Claude-Anne de Rouvroy, marquis de Saint-Simon-Montbléru (1743-1819)

By Vicente Lopez (1772-1850)
ca. 1815-1818
Oil on canvas
Museum Acquisitions Fund purchase, 2018

 

 

Claude-Anne de Rouvroy, marquis de Saint-Simon-Montbléru, was among the more than ten thousand French soldiers and sailors who participated in the American Revolutionary War.  Born in La Faye in western France, Saint-Simon attended military school and, at the age of eighteen, joined the French army.  By 1779 he was a colonel of the Touraine regiment, and that year he set sail for the West Indies and the American war.

Saint-Simon was instrumental in winning the final great battle of the Revolutionary War.  In late August 1781, he arrived at Jamestown, Virginia—now a general in command of some 3,500 French soldiers.  They joined the much smaller American army under Lafayette and helped keep British general Cornwallis pinned at Yorktown.  Generals Washington and Rochambeau arrived with the main French-American army from the north a few weeks later.  Saint-Simon commanded the left wing of the allied army at the Siege of Yorktown, barring the roads toward Williamsburg and preventing the British army under Lord Cornwallis from escaping by land.  Saint-Simon was wounded but refused to leave the lines until the British army surrendered.  Though shot in the leg, he mounted his horse to take part in the surrender ceremonies.  Shortly thereafter, he sailed back to the West Indies with the French navy and never returned to the United States.

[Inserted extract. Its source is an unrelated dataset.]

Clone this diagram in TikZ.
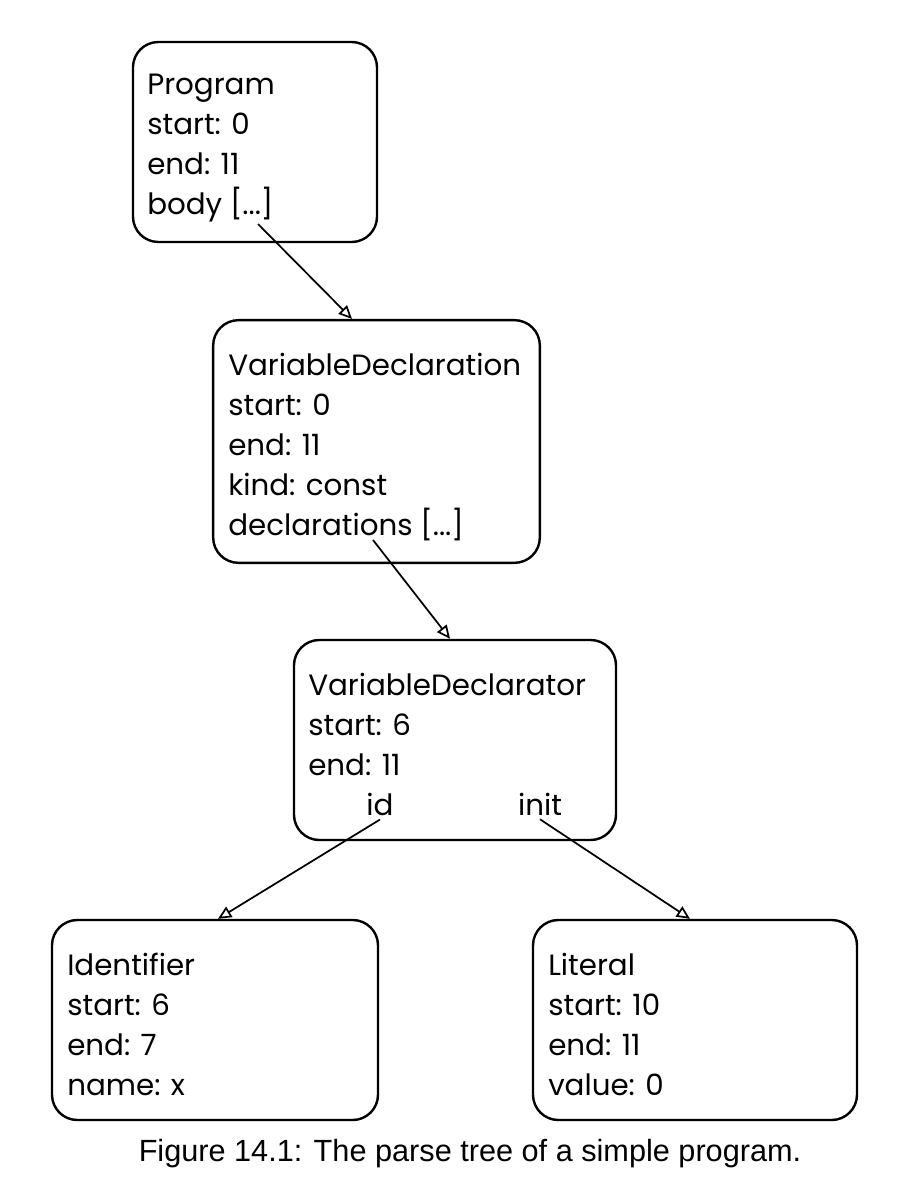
\documentclass[tikz,border=0pt]{standalone}
\usepackage{fontspec}
\setmainfont{Liberation Sans}
\newfontfamily\sketchfont{Poppins}
\usetikzlibrary{arrows.meta,positioning}

\tikzset{
  box/.style={draw, line width=1.8pt, rounded corners=19pt, inner sep=0pt},
  field/.style={anchor=base west, inner sep=0pt, font=\sketchfont\fontsize{22}{26}\selectfont},
  link/.style={line width=1.3pt, -{Triangle[open, length=10pt, width=9pt]}},
}

\begin{document}
\begin{tikzpicture}[x=0.75pt, y=-0.75pt]
   \fill[white] (0,0) rectangle (901,1187);
   \useasboundingbox (0,0) rectangle (901,1187);

   % boxes
   \node[box, minimum width=183pt, minimum height=150pt] (prog) at (255,142) {};
   \node[box, minimum width=245pt, minimum height=182pt] (decl) at (376.5,441.5) {};
   \node[box, minimum width=241.5pt, minimum height=150pt] (dtor) at (455,740) {};
   \node[box, minimum width=244.5pt, minimum height=150pt] (ident) at (215,1020) {};
   \node[box, minimum width=243pt, minimum height=150pt] (lit) at (695,1020) {};

   % fields
   \foreach \t [count=\i from 0] in {Program, start: 0, end: 11, body {[...]}}
     \node[field] (prog-\i) at (147,95+40*\i) {\t};
   \foreach \t [count=\i from 0] in {VariableDeclaration, start: 0, end: 11, kind: const, declarations {[...]}}
     \node[field] (decl-\i) at (228,375+40*\i) {\t};
   \foreach \t [count=\i from 0] in {VariableDeclarator, start: 6, end: 11}
     \node[field] (dtor-\i) at (308,695+40*\i) {\t};
   \node[field, anchor=base] (id) at (380,815) {id};
   \node[field, anchor=base] (init) at (540,815) {init};
   \foreach \t [count=\i from 0] in {Identifier, start: 6, end: 7, name: x}
     \node[field] (ident-\i) at (67,975+40*\i) {\t};
   \foreach \t [count=\i from 0] in {Literal, start: 10, end: 11, value: 0}
     \node[field] (lit-\i) at (548,975+40*\i) {\t};

   % links
   \coordinate (body) at (258,224);
   \coordinate (decls) at (373,540);
   \draw[link] (body) -- (decl.north -| 352,0);
   \draw[link] (decls) -- (dtor.north -| 450,0);
   \draw[link] (id.south) ++(0,4) -- (ident.north -| 218,0);
   \draw[link] (init.south) ++(0,4) -- (lit.north -| 690,0);

   \node[font=\fontsize{23}{27}\selectfont] (caption) at (470,1154) {Figure 14.1: The parse tree of a simple program.};
\end{tikzpicture}
\end{document}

During the French Revolution, Saint-Simon, a royalist, fled France and settled in Spain.  He led a small army loyal to King Louis XVI against the French revolutionary government in the Pyrenees.  He was made a general of the Spanish army and later led Spanish troops against Napoleon.  Captured by the French in 1808, he was sentenced to death for treason.  Napoleon commuted his sentence to life imprisonment, from which he was released when Napoleon fell from power in 1814.  Saint-Simon lived in Spain for the rest of his life.

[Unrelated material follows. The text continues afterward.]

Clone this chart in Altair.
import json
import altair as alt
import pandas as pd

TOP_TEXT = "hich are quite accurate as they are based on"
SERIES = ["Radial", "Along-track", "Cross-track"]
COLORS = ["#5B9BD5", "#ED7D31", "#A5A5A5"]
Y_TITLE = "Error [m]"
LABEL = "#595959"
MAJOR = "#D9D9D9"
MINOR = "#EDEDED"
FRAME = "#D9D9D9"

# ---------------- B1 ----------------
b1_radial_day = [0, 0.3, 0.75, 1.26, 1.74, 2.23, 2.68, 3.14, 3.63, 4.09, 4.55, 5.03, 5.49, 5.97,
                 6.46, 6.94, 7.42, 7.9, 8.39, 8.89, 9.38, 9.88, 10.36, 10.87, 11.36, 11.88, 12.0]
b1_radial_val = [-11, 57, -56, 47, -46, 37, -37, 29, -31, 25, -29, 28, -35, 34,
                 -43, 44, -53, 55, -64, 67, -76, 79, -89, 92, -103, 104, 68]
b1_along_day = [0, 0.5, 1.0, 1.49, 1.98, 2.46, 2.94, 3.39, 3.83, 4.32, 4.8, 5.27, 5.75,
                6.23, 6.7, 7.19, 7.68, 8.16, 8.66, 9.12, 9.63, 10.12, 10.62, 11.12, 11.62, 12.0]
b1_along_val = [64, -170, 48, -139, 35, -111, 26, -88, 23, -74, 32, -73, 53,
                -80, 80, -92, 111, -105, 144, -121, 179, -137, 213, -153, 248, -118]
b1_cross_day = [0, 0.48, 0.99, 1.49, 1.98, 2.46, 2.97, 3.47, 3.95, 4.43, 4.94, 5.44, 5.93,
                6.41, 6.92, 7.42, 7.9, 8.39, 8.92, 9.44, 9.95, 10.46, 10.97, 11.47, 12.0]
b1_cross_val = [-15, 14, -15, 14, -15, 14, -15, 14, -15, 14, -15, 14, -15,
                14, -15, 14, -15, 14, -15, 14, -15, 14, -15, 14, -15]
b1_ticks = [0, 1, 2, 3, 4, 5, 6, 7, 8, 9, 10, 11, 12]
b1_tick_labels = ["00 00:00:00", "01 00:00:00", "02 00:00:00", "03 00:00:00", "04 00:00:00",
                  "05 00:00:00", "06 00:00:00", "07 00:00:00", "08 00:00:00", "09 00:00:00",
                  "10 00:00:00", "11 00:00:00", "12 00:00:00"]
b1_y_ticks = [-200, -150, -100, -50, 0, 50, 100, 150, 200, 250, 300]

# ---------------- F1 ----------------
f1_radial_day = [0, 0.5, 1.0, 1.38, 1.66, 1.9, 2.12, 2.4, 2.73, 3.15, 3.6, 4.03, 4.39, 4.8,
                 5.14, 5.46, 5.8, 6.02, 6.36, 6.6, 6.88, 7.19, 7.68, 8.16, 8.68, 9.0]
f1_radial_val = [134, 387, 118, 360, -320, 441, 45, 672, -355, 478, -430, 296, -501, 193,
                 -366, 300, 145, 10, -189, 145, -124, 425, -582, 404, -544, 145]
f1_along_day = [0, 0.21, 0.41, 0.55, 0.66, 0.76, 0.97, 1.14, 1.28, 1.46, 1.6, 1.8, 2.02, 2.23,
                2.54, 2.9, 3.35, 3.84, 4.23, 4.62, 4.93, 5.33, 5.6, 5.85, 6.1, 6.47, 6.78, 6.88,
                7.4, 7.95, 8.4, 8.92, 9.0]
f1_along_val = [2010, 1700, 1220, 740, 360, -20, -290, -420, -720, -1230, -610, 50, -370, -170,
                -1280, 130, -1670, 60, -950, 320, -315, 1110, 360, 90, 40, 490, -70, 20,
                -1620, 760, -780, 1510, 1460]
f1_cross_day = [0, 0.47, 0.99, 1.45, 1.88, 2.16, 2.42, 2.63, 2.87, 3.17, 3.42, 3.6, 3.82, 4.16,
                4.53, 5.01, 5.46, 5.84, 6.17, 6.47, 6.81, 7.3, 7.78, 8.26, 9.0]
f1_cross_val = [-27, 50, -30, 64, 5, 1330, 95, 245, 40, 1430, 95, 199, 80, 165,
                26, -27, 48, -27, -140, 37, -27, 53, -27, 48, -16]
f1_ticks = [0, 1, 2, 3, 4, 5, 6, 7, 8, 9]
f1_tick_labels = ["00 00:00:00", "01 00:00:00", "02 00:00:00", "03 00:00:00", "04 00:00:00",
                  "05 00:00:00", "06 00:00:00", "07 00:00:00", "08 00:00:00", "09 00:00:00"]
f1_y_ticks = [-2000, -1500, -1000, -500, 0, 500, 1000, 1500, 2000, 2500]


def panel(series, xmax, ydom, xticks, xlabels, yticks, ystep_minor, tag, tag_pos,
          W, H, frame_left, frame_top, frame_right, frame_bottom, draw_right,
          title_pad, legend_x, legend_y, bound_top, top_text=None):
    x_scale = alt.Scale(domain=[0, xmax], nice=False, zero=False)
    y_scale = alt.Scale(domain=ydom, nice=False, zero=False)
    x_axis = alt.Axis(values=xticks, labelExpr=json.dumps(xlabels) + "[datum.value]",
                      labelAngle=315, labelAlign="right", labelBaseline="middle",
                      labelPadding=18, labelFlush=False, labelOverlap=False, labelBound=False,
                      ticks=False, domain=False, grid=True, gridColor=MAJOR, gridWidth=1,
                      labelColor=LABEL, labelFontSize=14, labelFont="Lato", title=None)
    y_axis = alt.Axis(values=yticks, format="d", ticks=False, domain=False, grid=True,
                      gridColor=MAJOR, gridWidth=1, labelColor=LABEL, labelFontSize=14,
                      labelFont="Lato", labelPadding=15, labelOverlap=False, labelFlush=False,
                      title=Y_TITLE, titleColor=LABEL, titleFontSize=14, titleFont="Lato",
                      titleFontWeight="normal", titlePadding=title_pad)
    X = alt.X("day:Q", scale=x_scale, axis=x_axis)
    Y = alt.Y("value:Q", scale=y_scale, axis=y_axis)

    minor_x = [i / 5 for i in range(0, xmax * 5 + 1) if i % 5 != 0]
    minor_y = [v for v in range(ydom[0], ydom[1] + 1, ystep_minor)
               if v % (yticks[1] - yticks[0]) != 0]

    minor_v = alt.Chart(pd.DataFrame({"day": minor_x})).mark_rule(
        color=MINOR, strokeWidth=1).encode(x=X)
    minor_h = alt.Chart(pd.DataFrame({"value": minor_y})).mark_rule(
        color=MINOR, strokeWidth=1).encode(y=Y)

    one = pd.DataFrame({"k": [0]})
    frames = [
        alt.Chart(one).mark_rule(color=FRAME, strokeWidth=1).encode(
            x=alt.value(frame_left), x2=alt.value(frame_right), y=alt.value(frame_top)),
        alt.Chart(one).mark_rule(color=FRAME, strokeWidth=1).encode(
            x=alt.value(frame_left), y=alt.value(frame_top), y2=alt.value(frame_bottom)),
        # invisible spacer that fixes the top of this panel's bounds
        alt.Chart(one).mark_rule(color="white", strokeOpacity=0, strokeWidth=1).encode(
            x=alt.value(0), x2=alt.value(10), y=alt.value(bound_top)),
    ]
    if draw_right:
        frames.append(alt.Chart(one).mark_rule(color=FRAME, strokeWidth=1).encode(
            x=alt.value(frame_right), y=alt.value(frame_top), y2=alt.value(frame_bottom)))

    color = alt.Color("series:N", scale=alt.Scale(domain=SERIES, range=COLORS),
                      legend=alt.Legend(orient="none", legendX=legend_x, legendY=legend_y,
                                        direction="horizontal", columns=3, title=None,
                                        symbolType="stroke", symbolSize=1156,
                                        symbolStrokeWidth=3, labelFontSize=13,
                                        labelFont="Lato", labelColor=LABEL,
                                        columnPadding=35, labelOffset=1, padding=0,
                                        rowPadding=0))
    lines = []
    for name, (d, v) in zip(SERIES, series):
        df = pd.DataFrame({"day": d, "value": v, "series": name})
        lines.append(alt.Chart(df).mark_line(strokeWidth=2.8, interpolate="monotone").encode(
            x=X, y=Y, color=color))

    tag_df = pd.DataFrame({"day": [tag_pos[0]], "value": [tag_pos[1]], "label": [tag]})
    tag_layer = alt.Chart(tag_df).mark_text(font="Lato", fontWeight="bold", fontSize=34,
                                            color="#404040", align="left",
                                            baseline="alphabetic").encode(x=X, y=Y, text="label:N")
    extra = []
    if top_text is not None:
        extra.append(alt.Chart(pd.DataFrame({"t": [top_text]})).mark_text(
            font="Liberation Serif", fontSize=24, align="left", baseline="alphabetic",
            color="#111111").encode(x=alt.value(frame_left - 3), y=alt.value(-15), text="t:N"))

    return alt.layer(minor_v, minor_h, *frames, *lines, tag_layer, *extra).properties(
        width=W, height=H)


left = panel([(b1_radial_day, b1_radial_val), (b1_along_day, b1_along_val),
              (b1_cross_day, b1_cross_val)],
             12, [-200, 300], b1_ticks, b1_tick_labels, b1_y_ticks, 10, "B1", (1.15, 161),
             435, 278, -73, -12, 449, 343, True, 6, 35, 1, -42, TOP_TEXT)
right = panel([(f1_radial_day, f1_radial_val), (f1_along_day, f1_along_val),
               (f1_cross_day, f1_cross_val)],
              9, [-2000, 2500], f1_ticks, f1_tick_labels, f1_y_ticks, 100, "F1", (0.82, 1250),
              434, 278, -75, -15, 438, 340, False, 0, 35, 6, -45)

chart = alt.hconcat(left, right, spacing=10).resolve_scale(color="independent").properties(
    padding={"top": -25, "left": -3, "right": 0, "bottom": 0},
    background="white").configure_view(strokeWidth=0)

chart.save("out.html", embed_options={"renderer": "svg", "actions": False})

This portrait was painted near the end of his life by Vicente Lopez, one of the most prominent Spanish artists of the early nineteenth century.  Saint-Simon wears the elaborate uniform of a Spanish general, with the blue-and-white sash and star of the Order of Charles III, the highest Spanish military honor of the time.  He also wears a gold-and-silver medal suspended from a yellow ribbon, presented by King Ferdinand VII to soldiers who suffered imprisonment at the hands of the French.  And above them all is the Eagle insignia of the Society of the Cincinnati, the private patriotic organization founded by George Washington and his officers to perpetuate the memory of the American Revolution.